The industry's approach: train a massive model, then distill it into a smaller one. The smaller model mimics the big one but never truly understands. It's recycled copper wiring.
The alternative: clipping.
The result: a model potentially smaller than current frontier models, equally capable, trained once and clipped many ways.
You don't make somebody learn stuff by constantly expanding their brain. A baby has a small brain and then a 30-year-old has a brain the size of an apartment building — you don't do that because that's stupid. There's lots of stuff you don't need, and you should clip it off later.
This is synaptic pruning. The brain has more connections in childhood than adulthood. Learning isn't just adding wires — it's eliminating weak ones.
It is an absolute mess how often people end up using a separate embedding model for their RAG pipeline that doesn't match the language model's internal embeddings. The two models' understanding of concepts diverges, and precision collapses.
Every large language model should have a vector database built into it for all of its proper nouns. Authority control for named entities in the embedding space. Each entity gets a unique, stable coordinate in the model's own latent space.

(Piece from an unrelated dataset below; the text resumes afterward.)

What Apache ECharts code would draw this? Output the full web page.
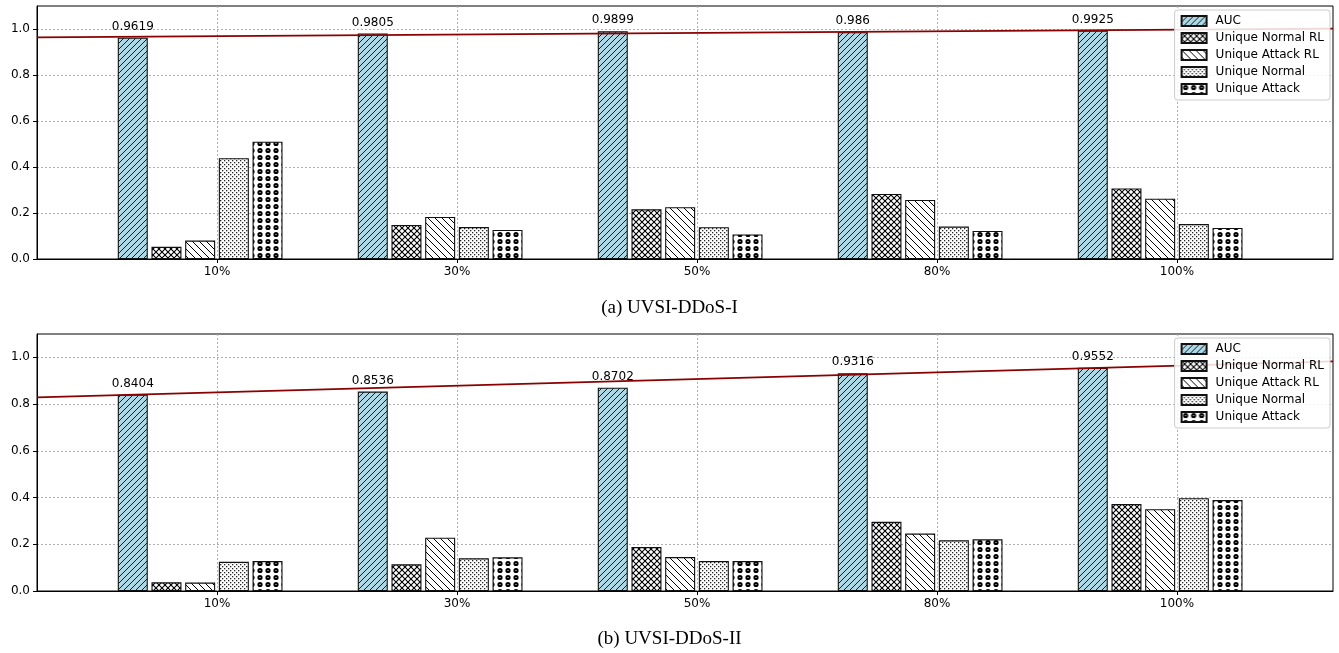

Disambiguation through probabilistic distributions — an entity isn't a point, it's a cloud of probability. The string "Descartes" and the entity Descartes are different things. The string is a path of tokens; the entity is a destination of meaning.
Three modes of thinking, integrated:
The model "sees" the goal in latent space. No words yet, just the semantic target. JEPA predicts the consequence of an action in latent space without generating text.
When the path is complex, use vector algebra to check logical consistency. AND, OR, NOT as mathematical operations on high-dimensional vectors. Precise algebraic operations, not statistical guesses.
Take the abstract goal and logic, slowly refine a complete output. Like a blurry image coming into focus. The entire thought is refined simultaneously — no commitment to the first word before the last word is ready.
Large language models are committed at each point in sentence generation. They start saying something, get something wrong, and then have to correct themselves. LLM text comes out flat because it can't build up to a point like humans do.
Text diffusion doesn't have this characteristic. It establishes the global semantic structure and then iteratively settles on specific tokens. Humans have the gist of a point before finding the words — diffusion mimics this.
Custom tools for mapping the internal geometry of embedding spaces. Identifying which dimensions encode which capabilities. Sparse autoencoders as interpretability microscopes.
The vision: a debugger that doesn't show you code but shows you the vector trajectory through the model's reasoning. Chain of Thought visible in its raw mathematical form.
All of these ideas feed back into Clawling's organisms. Clipping could apply to model weights, not just context. JEPA-style intuition could replace autoregressive generation. HDC could provide structured reasoning within the 100 KB identity budget. Latent space cartography provides the interpretability layer for understanding how organisms evolve.
Context evolution is what we can do now. Model evolution is the next frontier.
The philosophy and the engineering are the same thing. When someone asks "why is the genome in markdown?" the answer is both philosophical and technical — and the two answers are the same answer.